→ Stated goal
Drop the pictures, then extract the listing word for word.

→ Dataset content
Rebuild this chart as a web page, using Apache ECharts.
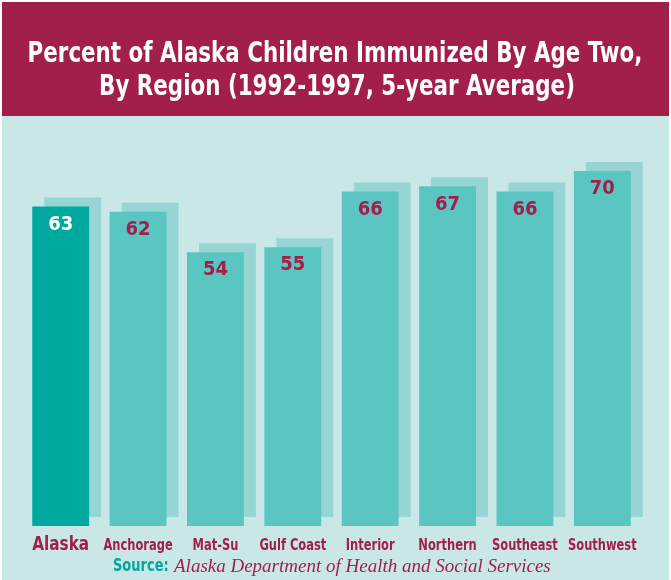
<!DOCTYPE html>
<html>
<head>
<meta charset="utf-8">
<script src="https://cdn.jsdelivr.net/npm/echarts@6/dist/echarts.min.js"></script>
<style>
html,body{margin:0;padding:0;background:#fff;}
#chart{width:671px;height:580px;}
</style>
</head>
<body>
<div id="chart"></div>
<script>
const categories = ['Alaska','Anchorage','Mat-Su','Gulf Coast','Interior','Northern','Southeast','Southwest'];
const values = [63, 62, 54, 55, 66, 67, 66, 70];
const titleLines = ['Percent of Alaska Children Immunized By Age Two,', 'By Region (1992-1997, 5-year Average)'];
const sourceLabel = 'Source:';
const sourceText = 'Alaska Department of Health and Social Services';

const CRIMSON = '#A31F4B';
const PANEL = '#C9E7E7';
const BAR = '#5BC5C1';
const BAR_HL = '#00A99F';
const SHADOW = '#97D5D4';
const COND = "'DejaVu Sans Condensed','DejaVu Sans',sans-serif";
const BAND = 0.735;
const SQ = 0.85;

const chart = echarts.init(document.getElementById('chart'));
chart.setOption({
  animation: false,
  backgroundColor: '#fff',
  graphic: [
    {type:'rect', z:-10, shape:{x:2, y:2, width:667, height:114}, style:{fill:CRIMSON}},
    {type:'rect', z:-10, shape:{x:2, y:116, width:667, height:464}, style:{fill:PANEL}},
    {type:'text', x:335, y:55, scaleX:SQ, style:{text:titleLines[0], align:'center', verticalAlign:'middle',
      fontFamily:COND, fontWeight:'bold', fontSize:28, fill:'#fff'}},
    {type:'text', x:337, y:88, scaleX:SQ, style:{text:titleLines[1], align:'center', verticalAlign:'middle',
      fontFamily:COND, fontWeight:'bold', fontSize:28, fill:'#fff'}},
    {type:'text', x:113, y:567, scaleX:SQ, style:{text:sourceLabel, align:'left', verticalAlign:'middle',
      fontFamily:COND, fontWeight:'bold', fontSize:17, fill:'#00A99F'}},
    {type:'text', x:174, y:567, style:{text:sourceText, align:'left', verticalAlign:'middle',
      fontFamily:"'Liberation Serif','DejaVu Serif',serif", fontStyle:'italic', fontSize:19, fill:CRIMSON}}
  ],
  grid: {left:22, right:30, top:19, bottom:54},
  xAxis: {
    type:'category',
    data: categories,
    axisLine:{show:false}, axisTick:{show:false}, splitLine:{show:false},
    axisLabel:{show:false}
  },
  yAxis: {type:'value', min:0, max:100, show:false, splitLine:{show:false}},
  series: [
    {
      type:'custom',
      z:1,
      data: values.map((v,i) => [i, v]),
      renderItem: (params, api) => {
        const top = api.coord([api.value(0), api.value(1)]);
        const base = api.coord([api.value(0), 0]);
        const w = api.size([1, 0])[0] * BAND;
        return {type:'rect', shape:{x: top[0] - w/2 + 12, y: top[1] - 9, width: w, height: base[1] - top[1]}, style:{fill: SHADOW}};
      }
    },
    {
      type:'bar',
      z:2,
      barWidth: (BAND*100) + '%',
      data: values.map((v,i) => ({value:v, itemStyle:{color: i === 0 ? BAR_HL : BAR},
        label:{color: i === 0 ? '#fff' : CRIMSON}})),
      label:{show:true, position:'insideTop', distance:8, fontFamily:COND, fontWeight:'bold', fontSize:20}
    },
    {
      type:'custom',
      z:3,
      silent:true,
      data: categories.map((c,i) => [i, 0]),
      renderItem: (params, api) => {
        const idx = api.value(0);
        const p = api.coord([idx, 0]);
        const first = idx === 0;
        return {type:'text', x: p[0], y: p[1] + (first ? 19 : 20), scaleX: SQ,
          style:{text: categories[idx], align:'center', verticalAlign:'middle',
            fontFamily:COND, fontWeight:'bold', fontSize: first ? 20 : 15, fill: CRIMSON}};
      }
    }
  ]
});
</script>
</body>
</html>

→ Exercise output
Rebuild this chart as a web page, using Apache ECharts.
<!DOCTYPE html>
<html>
<head>
<meta charset="utf-8">
<script src="https://cdn.jsdelivr.net/npm/echarts@6/dist/echarts.min.js"></script>
<style>
html,body{margin:0;padding:0;background:#fff;}
#chart{width:671px;height:580px;}
</style>
</head>
<body>
<div id="chart"></div>
<script>
const categories = ['Alaska','Anchorage','Mat-Su','Gulf Coast','Interior','Northern','Southeast','Southwest'];
const values = [63, 62, 54, 55, 66, 67, 66, 70];
const titleLines = ['Percent of Alaska Children Immunized By Age Two,', 'By Region (1992-1997, 5-year Average)'];
const sourceLabel = 'Source:';
const sourceText = 'Alaska Department of Health and Social Services';

const CRIMSON = '#A31F4B';
const PANEL = '#C9E7E7';
const BAR = '#5BC5C1';
const BAR_HL = '#00A99F';
const SHADOW = '#97D5D4';
const COND = "'DejaVu Sans Condensed','DejaVu Sans',sans-serif";
const BAND = 0.735;
const SQ = 0.85;

const chart = echarts.init(document.getElementById('chart'));
chart.setOption({
  animation: false,
  backgroundColor: '#fff',
  graphic: [
    {type:'rect', z:-10, shape:{x:2, y:2, width:667, height:114}, style:{fill:CRIMSON}},
    {type:'rect', z:-10, shape:{x:2, y:116, width:667, height:464}, style:{fill:PANEL}},
    {type:'text', x:335, y:55, scaleX:SQ, style:{text:titleLines[0], align:'center', verticalAlign:'middle',
      fontFamily:COND, fontWeight:'bold', fontSize:28, fill:'#fff'}},
    {type:'text', x:337, y:88, scaleX:SQ, style:{text:titleLines[1], align:'center', verticalAlign:'middle',
      fontFamily:COND, fontWeight:'bold', fontSize:28, fill:'#fff'}},
    {type:'text', x:113, y:567, scaleX:SQ, style:{text:sourceLabel, align:'left', verticalAlign:'middle',
      fontFamily:COND, fontWeight:'bold', fontSize:17, fill:'#00A99F'}},
    {type:'text', x:174, y:567, style:{text:sourceText, align:'left', verticalAlign:'middle',
      fontFamily:"'Liberation Serif','DejaVu Serif',serif", fontStyle:'italic', fontSize:19, fill:CRIMSON}}
  ],
  grid: {left:22, right:30, top:19, bottom:54},
  xAxis: {
    type:'category',
    data: categories,
    axisLine:{show:false}, axisTick:{show:false}, splitLine:{show:false},
    axisLabel:{show:false}
  },
  yAxis: {type:'value', min:0, max:100, show:false, splitLine:{show:false}},
  series: [
    {
      type:'custom',
      z:1,
      data: values.map((v,i) => [i, v]),
      renderItem: (params, api) => {
        const top = api.coord([api.value(0), api.value(1)]);
        const base = api.coord([api.value(0), 0]);
        const w = api.size([1, 0])[0] * BAND;
        return {type:'rect', shape:{x: top[0] - w/2 + 12, y: top[1] - 9, width: w, height: base[1] - top[1]}, style:{fill: SHADOW}};
      }
    },
    {
      type:'bar',
      z:2,
      barWidth: (BAND*100) + '%',
      data: values.map((v,i) => ({value:v, itemStyle:{color: i === 0 ? BAR_HL : BAR},
        label:{color: i === 0 ? '#fff' : CRIMSON}})),
      label:{show:true, position:'insideTop', distance:8, fontFamily:COND, fontWeight:'bold', fontSize:20}
    },
    {
      type:'custom',
      z:3,
      silent:true,
      data: categories.map((c,i) => [i, 0]),
      renderItem: (params, api) => {
        const idx = api.value(0);
        const p = api.coord([idx, 0]);
        const first = idx === 0;
        return {type:'text', x: p[0], y: p[1] + (first ? 19 : 20), scaleX: SQ,
          style:{text: categories[idx], align:'center', verticalAlign:'middle',
            fontFamily:COND, fontWeight:'bold', fontSize: first ? 20 : 15, fill: CRIMSON}};
      }
    }
  ]
});
</script>
</body>
</html>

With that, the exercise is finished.